O inferno de Alighieri exposto naquela esquina do frango. Vai daí que...

Era quase meio dia de sábado. Resolvemos comprar um frango assado desses de televisão de cachorro. Sim, eles ficam rodando naquela assadeira e os cachorros sentados na calçada, em frente àquele empório do frango, inebriados, hipnotizados pelo rolê daquelas aves apetitosas. E os dali da esquina têm um tempero sem igual. Recomendo.

Pois eu passei um uatizape, e encomendei um frango. Sem acompanhamentos. Os acompanhamentos faríamos em casa. Ensinando as crianças a economizar para os tempos de carestia. E por volta das 13h eu calcei um par de chinelos havaianas e desci para buscar. Nos fins de semana almoçamos tarde.

Estava um calor de rachar, uma panela de pressão, como só Santa Maria pode oferecer. Não estive no inferno. Nem sei se existe. Mas o calor estava como aquele que Dante descreve no sétimo círculo – sangue fervente e fogo ardente. É um dos círculos mais terríveis – a pressão e o calor insuportável – Embora ele reserve aos traidores coisa ainda pior… no Cocito.

Já na calçada, caminhei até logo depois da esquina, impressão de que pisava no granito vermelho-escuro derretido, o passeio estava na temperatura descrita por Alighieri.

Era tarde para o almoço. Quase ninguém na rotisserie. Meu frango esperava embaladito. Frango na mão, pix no balcão. Pus-me em marcha a retornar.

Fora o calor, ia tudo bem. Mas eis que surge uma moça magra e suja, com aparência de usuária de drogas. Abordou-me perto da esquina, e pediu dinheiro. Eu prontamente disse não, imaginando que iria gastar em crack. Segui a passos largos. Depois, já de longe, observei que a alguns metros dela havia uma menina – seis ou sete anos – talvez filha, talvez irmã.

Dali em diante, a meia quadra que caminhei de volta até o prédio onde moro durou légua e meia. Subi pensando naquela criança, naquele calor, na fome, na sede, na escola. Tinha que voltar lá. Mas não daria dinheiro. Aquela mãe (ou irmã) gastaria em drogas, com certeza!
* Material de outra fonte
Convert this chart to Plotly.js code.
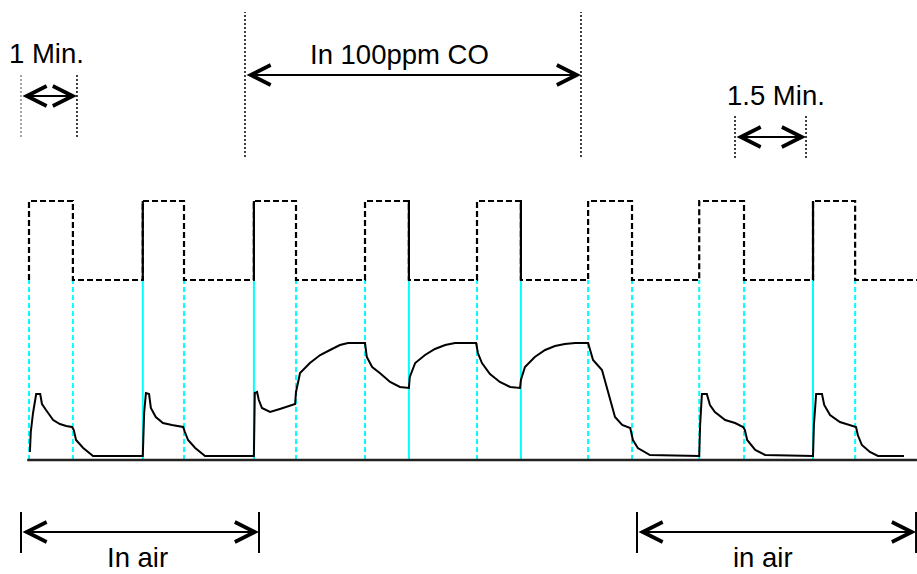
<!DOCTYPE html>
<html>
<head>
<meta charset="utf-8">
<script src="https://cdn.plot.ly/plotly-3.0.1.min.js"></script>
<style>html,body{margin:0;padding:0;background:#fff}#chart{width:917px;height:574px}</style>
</head>
<body>
<div id="chart"></div>
<script>
// Time in minutes, signals in arbitrary units
var heaterHigh = 2.59;
var heaterLow = 1.80;
var riseT = [0, 2.54, 5.02, 7.5, 10.0, 12.48, 14.96, 17.5];
var fallT = [0.98, 3.46, 5.96, 8.48, 10.98, 13.46, 15.96, 18.44];
var endT = 19.82;
var solidEdgeT = [2.54, 5.02, 8.48, 10.98, 17.5];

var sensorT = [0.02,0.04,0.09,0.16,0.25,0.29,0.38,0.54,0.69,0.83,0.96,1.00,1.05,1.21,1.43,2.54,
  2.57,2.61,2.68,2.72,2.83,2.99,3.19,3.44,3.48,3.55,3.71,3.93,5.02,
  5.04,5.09,5.13,5.20,5.38,5.60,5.94,5.96,6.05,6.27,6.50,6.72,6.94,7.12,7.50,
  7.54,7.66,7.83,8.06,8.28,8.48,8.50,8.62,8.84,9.06,9.29,9.51,9.98,
  10.02,10.11,10.29,10.51,10.74,10.96,10.98,11.07,11.29,11.52,11.74,11.96,12.19,12.48,
  12.59,12.79,12.90,12.97,13.08,13.24,13.42,13.48,13.59,13.86,14.96,
  14.98,15.02,15.13,15.20,15.31,15.54,15.76,15.94,15.98,16.03,16.21,16.43,17.50,
  17.52,17.57,17.70,17.75,17.88,18.10,18.33,18.46,18.50,18.59,18.77,18.95,19.53];
var sensorV = [0.08,0.28,0.47,0.66,0.66,0.56,0.50,0.40,0.36,0.34,0.33,0.30,0.20,0.12,0.04,0.04,
  0.47,0.67,0.66,0.52,0.43,0.37,0.35,0.33,0.28,0.20,0.12,0.04,0.04,
  0.67,0.68,0.60,0.52,0.48,0.51,0.56,0.68,0.87,0.97,1.05,1.10,1.15,1.17,1.17,
  1.03,0.93,0.87,0.78,0.73,0.72,0.83,0.97,1.05,1.11,1.15,1.17,1.17,
  1.07,0.97,0.86,0.78,0.73,0.72,0.80,0.93,1.03,1.10,1.14,1.16,1.17,1.17,
  1.00,0.90,0.73,0.60,0.43,0.35,0.32,0.20,0.12,0.05,0.04,
  0.35,0.66,0.66,0.55,0.48,0.40,0.37,0.33,0.30,0.20,0.10,0.05,0.04,
  0.35,0.66,0.66,0.55,0.45,0.38,0.35,0.33,0.25,0.15,0.08,0.04,0.04];

// build heater square wave from edges
var hx = [], hy = [];
for (var i = 0; i < riseT.length; i++) {
  hx.push(riseT[i], riseT[i], fallT[i], fallT[i]);
  hy.push(heaterLow, heaterHigh, heaterHigh, heaterLow);
}
hx.push(endT); hy.push(heaterLow);

// solid heater edges overlay
var sx = [], sy = [];
solidEdgeT.forEach(function(t){ sx.push(t, t, null); sy.push(heaterLow, heaterHigh, null); });

// cyan markers at every edge
var allEdges = riseT.concat(fallT).sort(function(a,b){return a-b;});
var cdx = [], cdy = [], csx = [], csy = [];
allEdges.forEach(function(t){
  if (solidEdgeT.indexOf(t) >= 0) { csx.push(t, t, null); csy.push(0, heaterLow, null); }
  else { cdx.push(t, t, null); cdy.push(0, heaterLow, null); }
});

var traces = [
  {x: cdx, y: cdy, mode: 'lines', line: {color: '#00ffff', width: 2, dash: '5px,3px'}, hoverinfo: 'skip'},
  {x: csx, y: csy, mode: 'lines', line: {color: '#00ffff', width: 2}, hoverinfo: 'skip'},
  {x: sensorT, y: sensorV, mode: 'lines', line: {color: '#000', width: 2}, hoverinfo: 'skip'},
  {x: hx, y: hy, mode: 'lines', line: {color: '#000', width: 2.2, dash: '6px,3px'}, hoverinfo: 'skip'},
  {x: sx, y: sy, mode: 'lines', line: {color: '#000', width: 2.2}, hoverinfo: 'skip'}
];

var font = {family: 'Liberation Sans, Arial, sans-serif', size: 27.5, color: '#000'};
function label(text, x, y) {
  return {text: text, x: x, y: y, xref: 'x', yref: 'y', showarrow: false, font: font, xanchor: 'center', yanchor: 'middle'};
}
function dbl(x0, x1, y) {
  return {text: '', x: x1, y: y, ax: x0, ay: y, xref: 'x', yref: 'y', axref: 'x', ayref: 'y',
    showarrow: true, arrowside: 'end+start', arrowhead: 5, startarrowhead: 5,
    arrowsize: 1.95, startarrowsize: 1.95, arrowwidth: 2, arrowcolor: '#000', standoff: 0, startstandoff: 0};
}
function vline(x, y0, y1, color, dash) {
  return {type: 'line', xref: 'x', yref: 'y', x0: x, x1: x, y0: y0, y1: y1,
    line: {color: color, width: dash ? 1.5 : 2, dash: dash || 'solid'}};
}

var layout = {
  width: 917, height: 574,
  margin: {l: 0, r: 0, t: 0, b: 0, pad: 0},
  paper_bgcolor: '#fff', plot_bgcolor: '#fff',
  showlegend: false,
  xaxis: {range: [-0.6473, 19.821], visible: false, fixedrange: true},
  yaxis: {range: [-1.14, 4.60], visible: false, fixedrange: true},
  shapes: [
    {type: 'line', xref: 'x', yref: 'y', x0: -0.04, x1: endT, y0: 0, y1: 0, line: {color: '#222', width: 2.5}},
    vline(-0.179, 3.23, 3.86, '#888', '2px,2px'),
    vline(1.071, 3.23, 3.86, '#000', '2px,2px'),
    vline(4.821, 3.03, 4.48, '#000', '2px,2px'),
    vline(12.321, 3.03, 4.48, '#000', '2px,2px'),
    vline(15.759, 3.02, 3.44, '#000', '2px,2px'),
    vline(17.344, 3.02, 3.44, '#000', '2px,2px'),
    vline(-0.179, -0.93, -0.52, '#000'),
    vline(5.134, -0.93, -0.52, '#000'),
    vline(13.571, -0.93, -0.52, '#000'),
    vline(19.80, -0.93, -0.52, '#000')
  ],
  annotations: [
    label('1 Min.', 0.38, 4.065),
    label('In 100ppm CO', 8.28, 4.055),
    label('1.5 Min.', 16.67, 3.645),
    label('In air', 2.42, -0.975),
    label('in air', 16.38, -0.975),
    dbl(-0.179, 1.071, 3.64),
    dbl(4.821, 12.321, 3.85),
    dbl(15.759, 17.344, 3.23),
    dbl(-0.179, 5.134, -0.72),
    dbl(13.571, 19.80, -0.72)
  ]
};

Plotly.newPlot('chart', traces, layout, {staticPlot: true, displayModeBar: false});
</script>
</body>
</html>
Também não podia dar o frango, porque já tinha gente esperando por ele em casa.

Peguei alguns salgadinhos, umas bolachas recheadas e uma caixa de suco, e voltei à esquina. Não estavam mais lá. Caminhei um pouco e as encontrei na quadra seguinte. Ia um séquito, a própria anti comitiva ao sol: um pai puxando um carrinho cheio de lixo escolhido, aquela mulher e umas três crianças na panela de Dante. E aquelas crianças não haviam cometido luxúria, gula, avareza, heresia, violência, fraude ou traição…

(*) Marcelo Mendes Arigony é titular da Delegacia de Polícia de Homicídios e Proteção à Pessoa (DPHPP) em Santa Maria, professor de Direito Penal na Ulbra/SM e Doutor em Administração pela UFSM. Ele escreve no site às quartas-feiras.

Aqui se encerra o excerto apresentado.